How many possibilities for the first case?
You have to think about "combinations" in mathematics and we apply it in these steps:
1) firstly you can choose a guy between the 10 => 10 possible choices;
2) now you can choice a second guy between the 9 they remain => 9 possibilities. In total you have at this step 10x9 = 90 different possibilities!
3) the third guy can be found in the 8 they remain. So you have 10x9x8;
and so on.
So we say: the 5 guys we choose to compose the first configuration represent one of the
10x9x8x7x6 = 30240 possibilities.
In the same way the 4 girls of the first configuration represent one of the 7x6x5x4 = 840 possible choices.
in total we have: 30240 x 840 = 25401600 photo we can make for the first MFMFMFMFM configuration.

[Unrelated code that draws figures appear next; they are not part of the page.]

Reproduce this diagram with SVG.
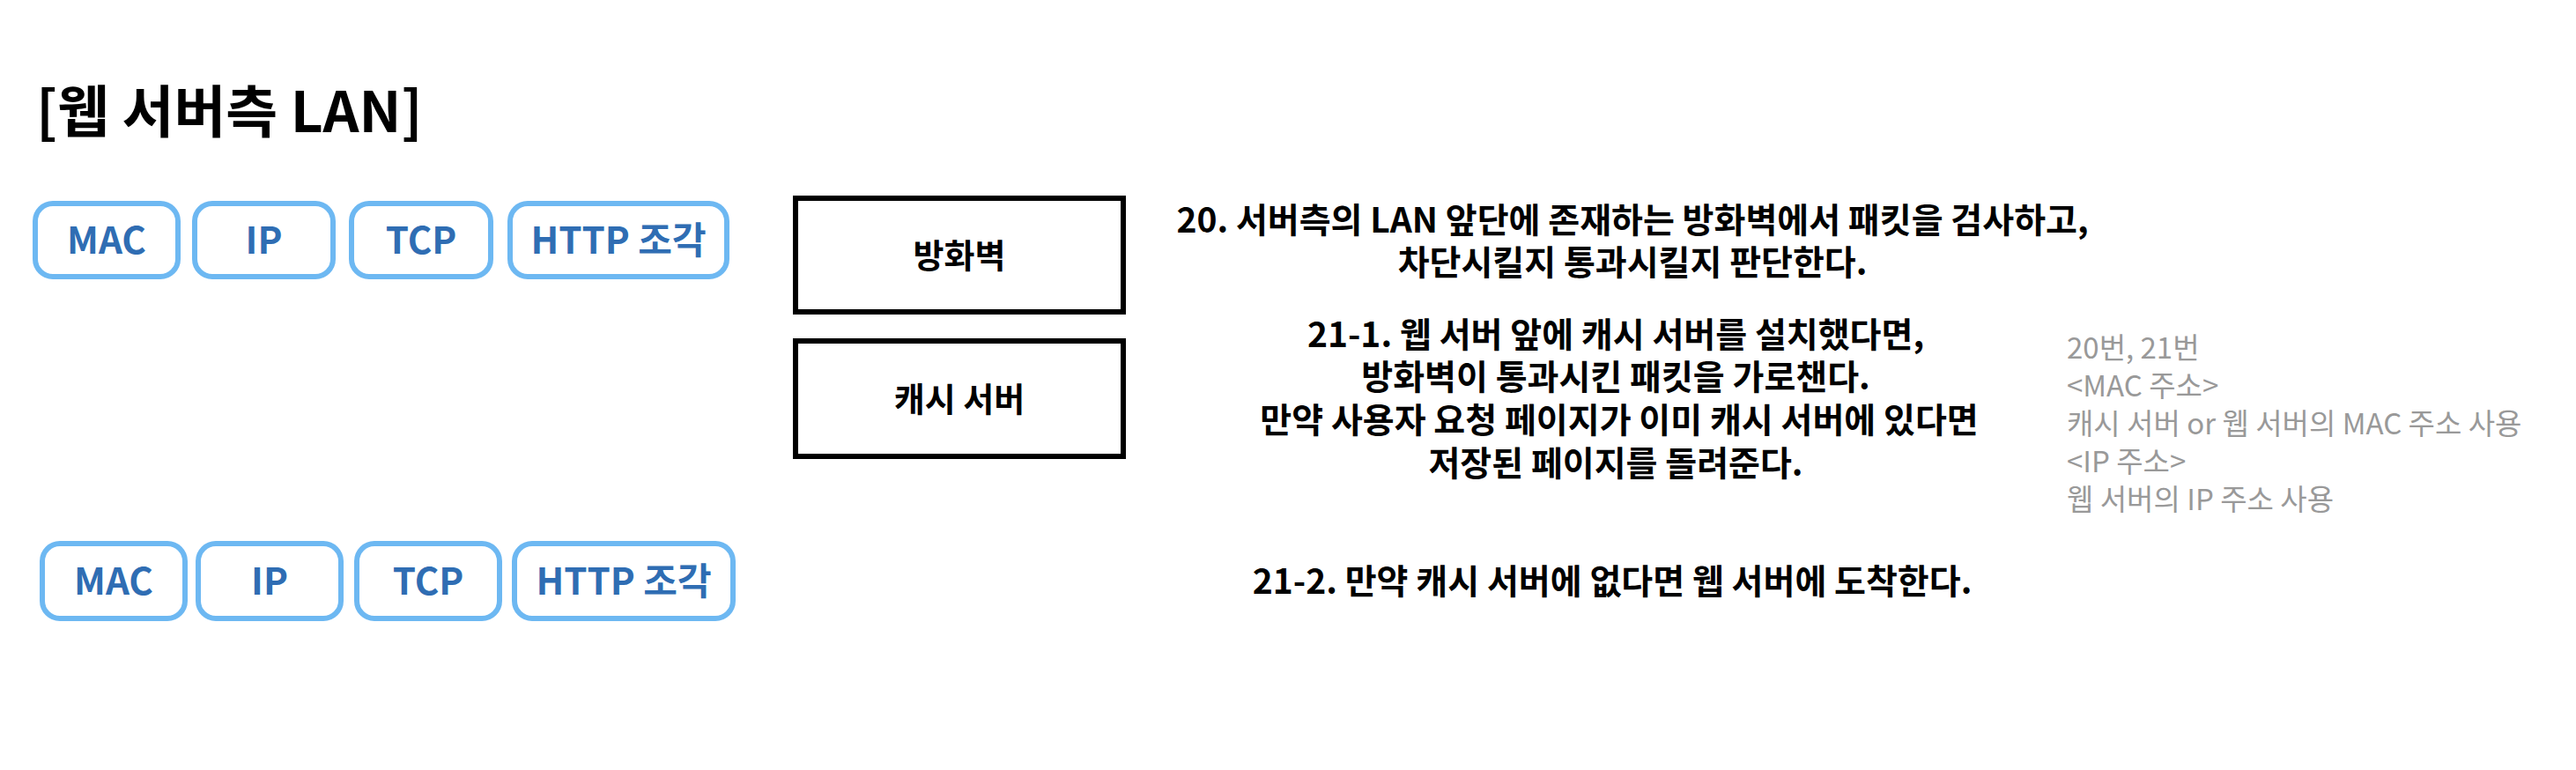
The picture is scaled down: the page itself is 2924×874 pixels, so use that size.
<svg xmlns="http://www.w3.org/2000/svg" width="2924" height="874" viewBox="0 0 2924 874">
<style>
text{font-family:"Noto Sans CJK KR","Noto Sans",sans-serif}
.title{font-size:64px;font-weight:700;fill:#000}
.chip rect{fill:#fff;stroke:#6db8f2;stroke-width:6}
.chip text{font-size:42px;font-weight:700;fill:#2f6db3;text-anchor:middle}
.box rect{fill:#fff;stroke:#000;stroke-width:6}
.box text{font-size:38px;font-weight:700;fill:#000;text-anchor:middle}
.desc{font-size:39px;font-weight:700;fill:#000;text-anchor:middle}
.note{font-size:33px;fill:#999}
.note .b{font-weight:700}
</style>
<rect width="2924" height="874" fill="#fff"/>
<g id="title"><text class="title" x="41" y="150">[웹 서버측 LAN]</text></g>

<g id="top-mac" class="chip"><rect x="40" y="231" width="162" height="83" rx="20"/><text x="121" y="288">MAC</text></g>
<g id="top-ip" class="chip"><rect x="221" y="231" width="157" height="83" rx="20"/><text x="299.5" y="288">IP</text></g>
<g id="top-tcp" class="chip"><rect x="399" y="231" width="158" height="83" rx="20"/><text x="478" y="288">TCP</text></g>
<g id="top-http" class="chip"><rect x="579" y="231" width="246" height="83" rx="20"/><text x="702" y="288">HTTP 조각</text></g>

<g id="bottom-mac" class="chip"><rect x="48" y="617" width="162" height="85" rx="20"/><text x="129" y="675">MAC</text></g>
<g id="bottom-ip" class="chip"><rect x="225" y="617" width="162" height="85" rx="20"/><text x="306" y="675">IP</text></g>
<g id="bottom-tcp" class="chip"><rect x="405" y="617" width="162" height="85" rx="20"/><text x="486" y="675">TCP</text></g>
<g id="bottom-http" class="chip"><rect x="584" y="617" width="248" height="85" rx="20"/><text x="708" y="675">HTTP 조각</text></g>

<g id="firewall" class="box"><rect x="903" y="225" width="372" height="129"/><text x="1089" y="304">방화벽</text></g>
<g id="cache-server" class="box"><rect x="903" y="387" width="372" height="131"/><text x="1089" y="467">캐시 서버</text></g>

<g id="connectors"/>

<g id="step20">
<text class="desc" x="1853" y="264">20. 서버측의 LAN 앞단에 존재하는 방화벽에서 패킷을 검사하고,</text>
<text class="desc" x="1853" y="312">차단시킬지 통과시킬지 판단한다.</text>
</g>
<g id="step21-1">
<text class="desc" x="1834" y="394">21-1. 웹 서버 앞에 캐시 서버를 설치했다면,</text>
<text class="desc" x="1834" y="442">방화벽이 통과시킨 패킷을 가로챈다.</text>
<text class="desc" x="1838" y="491">만약 사용자 요청 페이지가 이미 캐시 서버에 있다면</text>
<text class="desc" x="1834" y="540">저장된 페이지를 돌려준다.</text>
</g>
<g id="step21-2">
<text class="desc" x="1830" y="674">21-2. 만약 캐시 서버에 없다면 웹 서버에 도착한다.</text>
</g>
<g id="note">
<text class="note b" x="2346" y="407">20번, 21번</text>
<text class="note" x="2346" y="450">&lt;MAC 주소&gt;</text>
<text class="note" x="2346" y="493">캐시 서버 or 웹 서버의 MAC 주소 사용</text>
<text class="note" x="2346" y="536">&lt;IP 주소&gt;</text>
<text class="note" x="2346" y="579">웹 서버의 IP 주소 사용</text>
</g>
</svg>
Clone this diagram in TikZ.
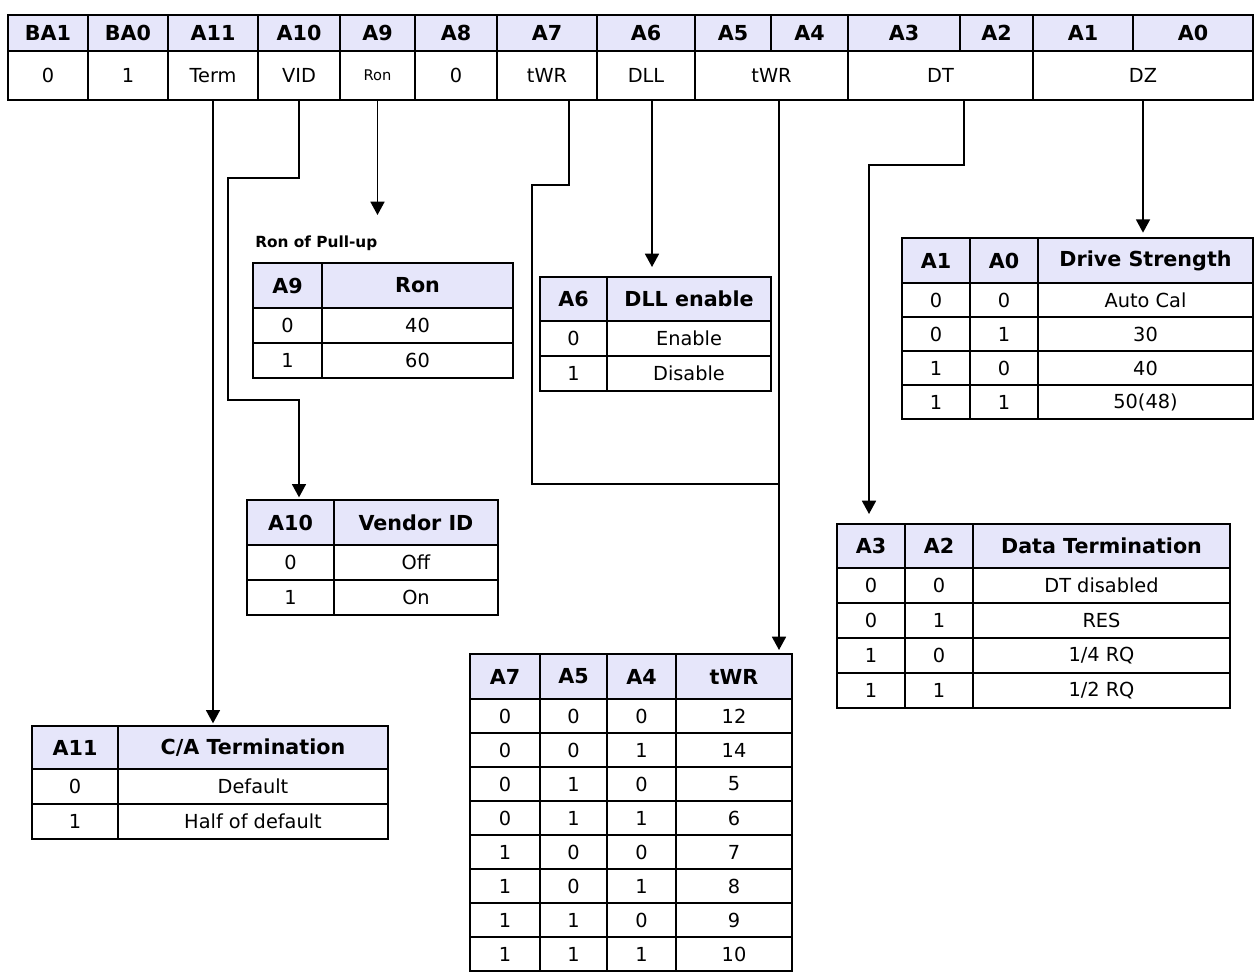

Anyway when we make that photo, the order of the components could be not important.
So, for example, how may permutations can I have with a certain number of objects?
For example, 3 objects: abc, acb, bac, cab, bca, cba; 6 permutations.
In general nx
(n) x (n-1) x (n-2) ... x 1 = n! (factorial).
[you can understand this because it is similar to the choice of the guys I told you before].
So if it is not important the order of the components in the photo we have to make a division for:
5! (n. of guys) and 4! (n. of girls) and we obtain (for the first possible type of photo):
25401600 / (120 x 24) = 8820 photos.